How to determine if a linux binary file is 32-bit or 64-bit?

The answer to the question in the title is right there at the beginning of the output:

ELF 64-bit LSB executable, x86-64

ELF is the Executable and Linkable Format, the binary executable file format most commonly used by Linux.

x86-64 is the architecture of the binary, the 64-bit version of the x86 instruction set originally introduced by AMD. For reasons that are beyond me, Microsoft refers to it as "x64", but that's the same thing.

If you need to know the architecture of the kernel itself, you can use uname -mpi. For example, on my system, that prints:

x86_64 unknown unknown

which means that I am running an x86-64 kernel.

If you're interested in the CPU itself, look at /proc/cpuinfo for details about the CPU(s) detected by the Linux kernel.

A 32-bit 80x86 executable is identified by file as, for example:

ELF 32-bit LSB executable, Intel 80386, version 1 (SYSV), dynamically linked (uses shared libs), for GNU/Linux 2.6.8, stripped

which tells us that it's a 32-bit executable using the Intel 80386 instruction set (possibly with extensions).

Note that it isn't quite as simple as 32-bit versus 64-bit architectures.
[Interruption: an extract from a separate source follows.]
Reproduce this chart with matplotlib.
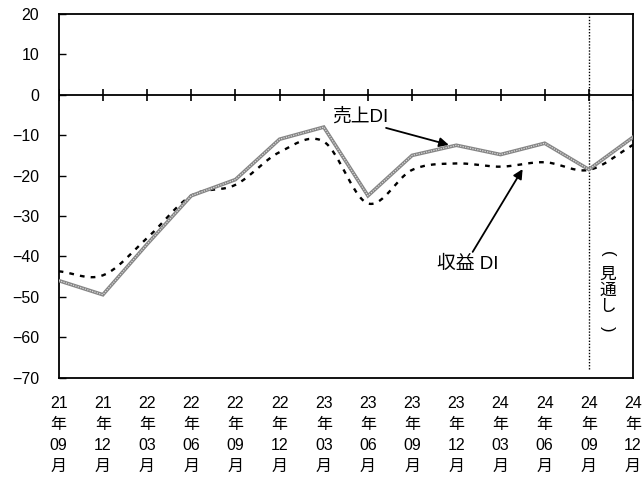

For example, the Linux kernel supports 32-bit architectures like Intel 80386, AVR32, S/390 and Unicore32. On the 64-bit side of things, Linux is usable on PA-RISC, x86-64, Itanium and Alpha, among others. Not all distributions provide binaries for all architectures, however (and I doubt there are any distributions that target all supported CPU architectures equally). So if you want to know whether a given binary will be executable on a given system, you need to consider the architecture, rather than the CPU's native word size.


The 5th byte of a Linux binary executable file (ELF format, see Wikipedia) is 1 for a 32 bit executable, 2 for a 64 bit executable.

To see this for a program named "foo", type at the command line

od -t x1 -t c foo | head -n 2

If you want to avoid the 'head' pipe, you can do

od -An -t x1 -j 4 -N 1 foo

This will print 01 if foo is a 32-bit binary and 02 if it's 64. It may still include some leading spaces - worth knowing if you're doing any automated comparisons on the results.

If found this useful in a basic Ubuntu Docker container where 'file' was not installed.